Here are songs to be whispered over a dung fire in a sparse peasant's cottage, the incessant winds being your only constant companion, or to be sung while pounding the pint glass on the pub's rail. Or, perhaps, to be wailed into the tempests beyond the cliffs, to wonder if they'll ever be heard. The songs were organically written together, covered, or taken from traditionals and played by all of the assembled cast of musicians or by a select few. Includes the re-working of the Mekons classic "Beaten and Broken," which, with Fulks at the vocal helm sounds, according to Rolling Stone "natural, if not a little dangerous."

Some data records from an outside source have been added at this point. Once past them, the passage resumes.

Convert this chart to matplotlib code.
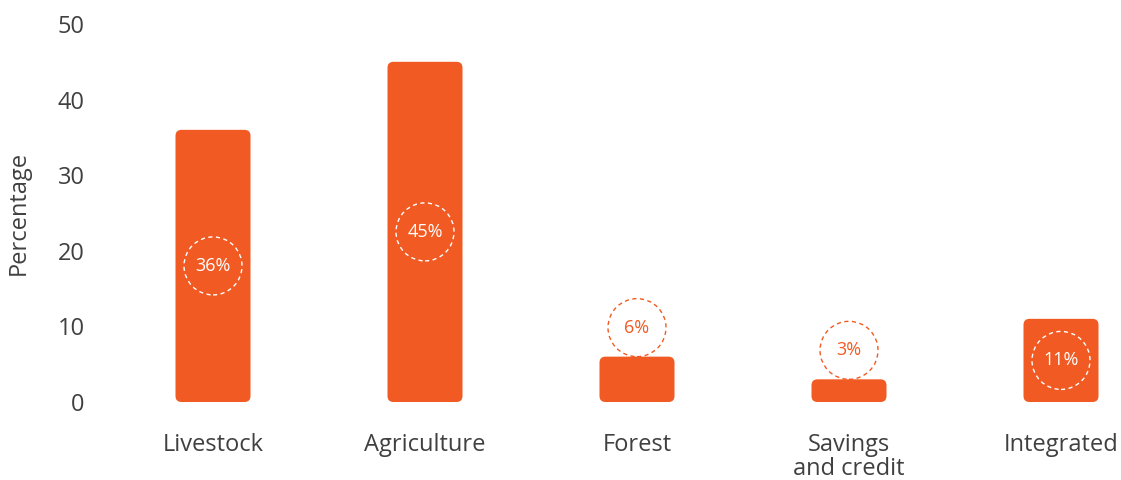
import matplotlib
matplotlib.use("Agg")
import matplotlib.pyplot as plt
from matplotlib.patches import FancyBboxPatch

categories = ["Livestock", "Agriculture", "Forest", "Savings\nand credit", "Integrated"]
values = [36, 45, 6, 3, 11]
yticks = [0, 10, 20, 30, 40, 50]

ORANGE = "#F15A22"
TEXT = "#404040"
plt.rcParams['font.family'] = ['Open Sans', 'DejaVu Sans']

W, H = 1121, 480
fig = plt.figure(figsize=(W / 100, H / 100), dpi=100)
ax_left, ax_right = 100, 1121
ax_bottom, ax_top = 78, 456
ax = fig.add_axes([ax_left / W, ax_bottom / H, (ax_right - ax_left) / W, (ax_top - ax_bottom) / H])

x0px, step = 213, 212
xmin = -(x0px - ax_left) / step
xmax = (ax_right - x0px) / step
ax.set_xlim(xmin, xmax)
ax.set_ylim(0, 50)

px_per_x = step
px_per_y = (ax_top - ax_bottom) / 50
aspect = px_per_x / px_per_y

bar_w = 75 / step
r_px = 6
for i, v in enumerate(values):
    p = FancyBboxPatch((i - bar_w / 2, 0), bar_w, v,
                       boxstyle=f"round,pad=0,rounding_size={r_px / px_per_x}",
                       mutation_aspect=aspect, facecolor=ORANGE, edgecolor="none",
                       clip_on=False)
    ax.add_patch(p)

circ_r_px = 29
circ_r = circ_r_px / px_per_y
size = (2 * circ_r_px * 0.72) ** 2
for i, v in enumerate(values):
    if v / 2 > circ_r:
        cy = v / 2
        col = "white"
    else:
        cy = v + circ_r
        col = ORANGE
    ax.scatter([i], [cy], s=size, facecolors="none", edgecolors=col,
               linewidths=1.0, linestyles=(0, (3, 2.5)), clip_on=False, zorder=3)
    ax.text(i, cy, f"{v}%", ha="center", va="center", color=col, fontsize=13, zorder=4)

ax.set_xticks(range(len(categories)))
ax.set_xticklabels(categories, fontsize=17, color=TEXT, linespacing=1.0)
ax.set_yticks(yticks)
ax.set_yticklabels([str(t) for t in yticks], fontsize=17, color=TEXT)
ax.tick_params(axis="x", length=0, pad=22)
ax.tick_params(axis="y", length=0, pad=11)
ax.set_ylabel("Percentage", fontsize=17, color=TEXT, labelpad=19)
for s in ax.spines.values():
    s.set_visible(False)

fig.savefig("out.png", dpi=100)
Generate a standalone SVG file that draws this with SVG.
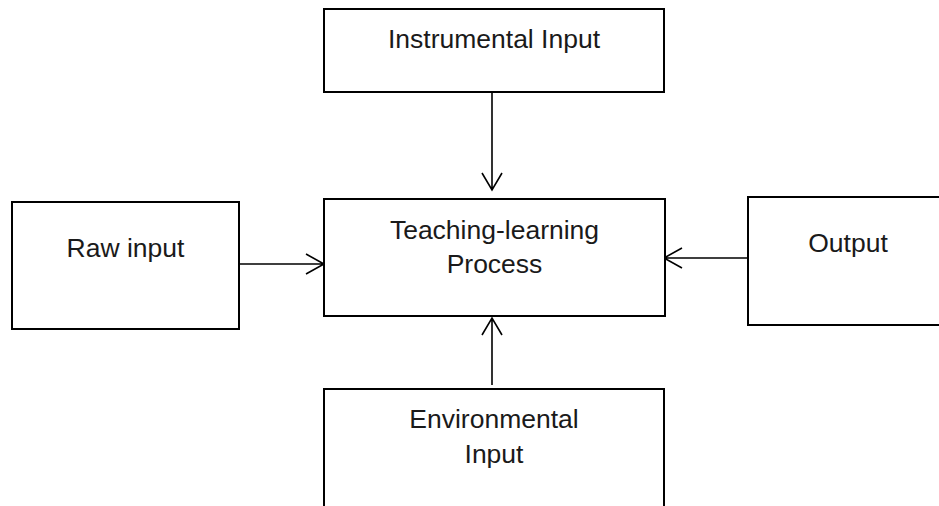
<svg xmlns="http://www.w3.org/2000/svg" width="939" height="506" viewBox="0 0 939 506">
<style>
.box{fill:#fff;stroke:#000;stroke-width:2}
.lbl{font-family:"Liberation Sans",Arial,sans-serif;font-size:26.5px;fill:#1a1a1a;text-anchor:middle}
.con{stroke:#000;stroke-width:1.6;fill:none}
</style>
<rect width="939" height="506" fill="#fff"/>
<g id="connectors">
<path class="con" d="M492 92V190M482 173L492 190L502 173"/>
<path class="con" d="M239 264H324M306 254L324 264L306 274"/>
<path class="con" d="M748 258H664M682 248L664 258L682 268"/>
<path class="con" d="M492 385V318M482 335L492 318L502 335"/>
</g>
<g id="instrumental">
<rect class="box" x="324" y="9" width="340" height="83"/>
<text class="lbl" x="494" y="48">Instrumental Input</text>
</g>
<g id="process">
<rect class="box" x="324" y="199" width="341" height="117"/>
<text class="lbl" x="494.5" y="239">Teaching-learning</text>
<text class="lbl" x="494.5" y="273">Process</text>
</g>
<g id="raw">
<rect class="box" x="12" y="202" width="227" height="127"/>
<text class="lbl" x="125.5" y="257">Raw input</text>
</g>
<g id="output">
<rect class="box" x="748" y="197" width="202" height="128"/>
<text class="lbl" x="848" y="252">Output</text>
</g>
<g id="environmental">
<rect class="box" x="324" y="389" width="340" height="130"/>
<text class="lbl" x="494" y="428">Environmental</text>
<text class="lbl" x="494" y="463">Input</text>
</g>
</svg>
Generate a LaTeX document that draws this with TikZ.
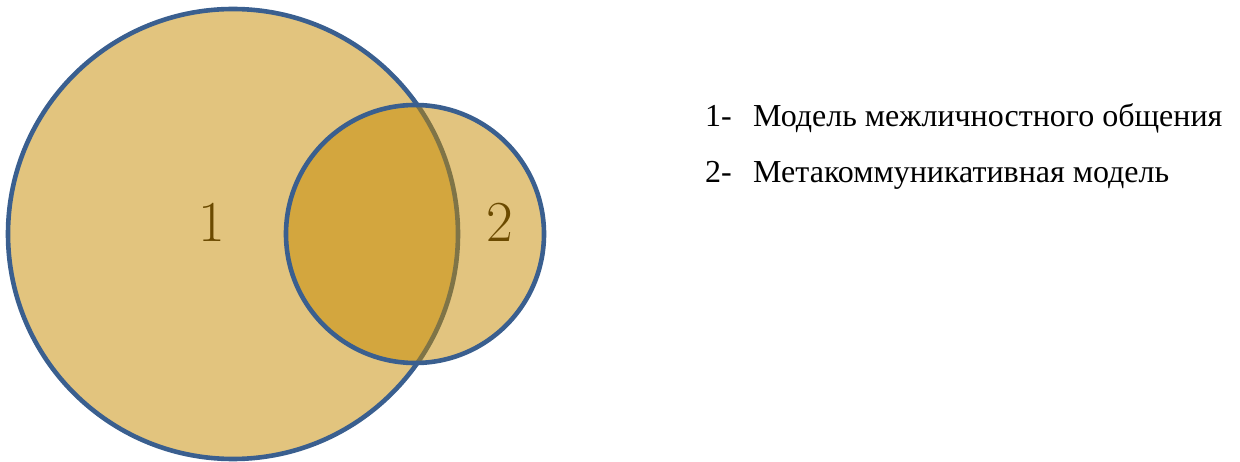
\documentclass[tikz,border=0pt]{standalone}
\usepackage{fontspec}
\newfontfamily\legendfont{Liberation Serif}
\definecolor{sandfill}{RGB}{226,196,126}
\definecolor{goldtint}{RGB}{197,137,0}
\definecolor{ringblue}{RGB}{58,95,143}
\definecolor{numbrown}{RGB}{107,74,0}
\tikzset{
  ring/.style={draw=ringblue, line width=4.6pt},
  setnum/.style={text=numbrown, inner sep=0pt, font=\fontsize{58}{58}\selectfont},
  legend/.style={inner sep=0pt, anchor=base west, font=\legendfont\fontsize{32}{32}\selectfont}
}
\begin{document}
\begin{tikzpicture}[x=1pt, y=-1pt]
  \useasboundingbox (0,0) rectangle (1240,462);
  % large set
  \fill[sandfill] (233,234) circle (225);
  \draw[ring] (233,234) circle (225);
  % small set, translucent over the large one
  \fill[goldtint, fill opacity=0.5] (415,234) circle (129);
  \draw[ring] (415,234) circle (129);
  % set numbers
  \node[setnum] (n1) at (212,222) {1};
  \node[setnum] (n2) at (500,222) {2};
  % legend
  \node[legend] (k1) at (705,127) {1-};
  \node[legend] (t1) at (753,127) {Модель межличностного общения};
  \node[legend] (k2) at (705,183) {2-};
  \node[legend] (t2) at (753,183) {Метакоммуникативная модель};
\end{tikzpicture}
\end{document}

The cycle of music crossing and re-crossing the Atlantic continues in wonderful and weird ways. From the rather hilarious liner notes written by Robbie Fulks, which kind of sums up the vibe of the time: "Maybe you've heard the long joke with the cowboy and the lesbian at the bar, where the lesbian tells the cowboy in great detail what she does as a lesbian, and then asks the cowboy what he does. He replies uncertainly, "I thought I was a cowboy..." Well, I thought I was a drunk. Then I met the Mekons. Their drunkenness approached the heroic, the hard-to-believe, a drunkenness as sky-reaching as the drifts of snow in nineteenth-century snow disaster stories or green groaning piles of turtles in Dr. Seuss.
"No day trip was so tight that multiple pub stops, starting about noon, couldn't be shoehorned in. No night ended without jugs of peaty brown swill upended, and no night ended as it decently should have. There was staggering, backslapping, laughing into tears, bobble-headed nods into unconsciousness, loss of motor function, and out-of-doors vomiting. But that was all me; the Mekons were so at one with liquor that, with a couple notable exceptions, no amount of it changed them."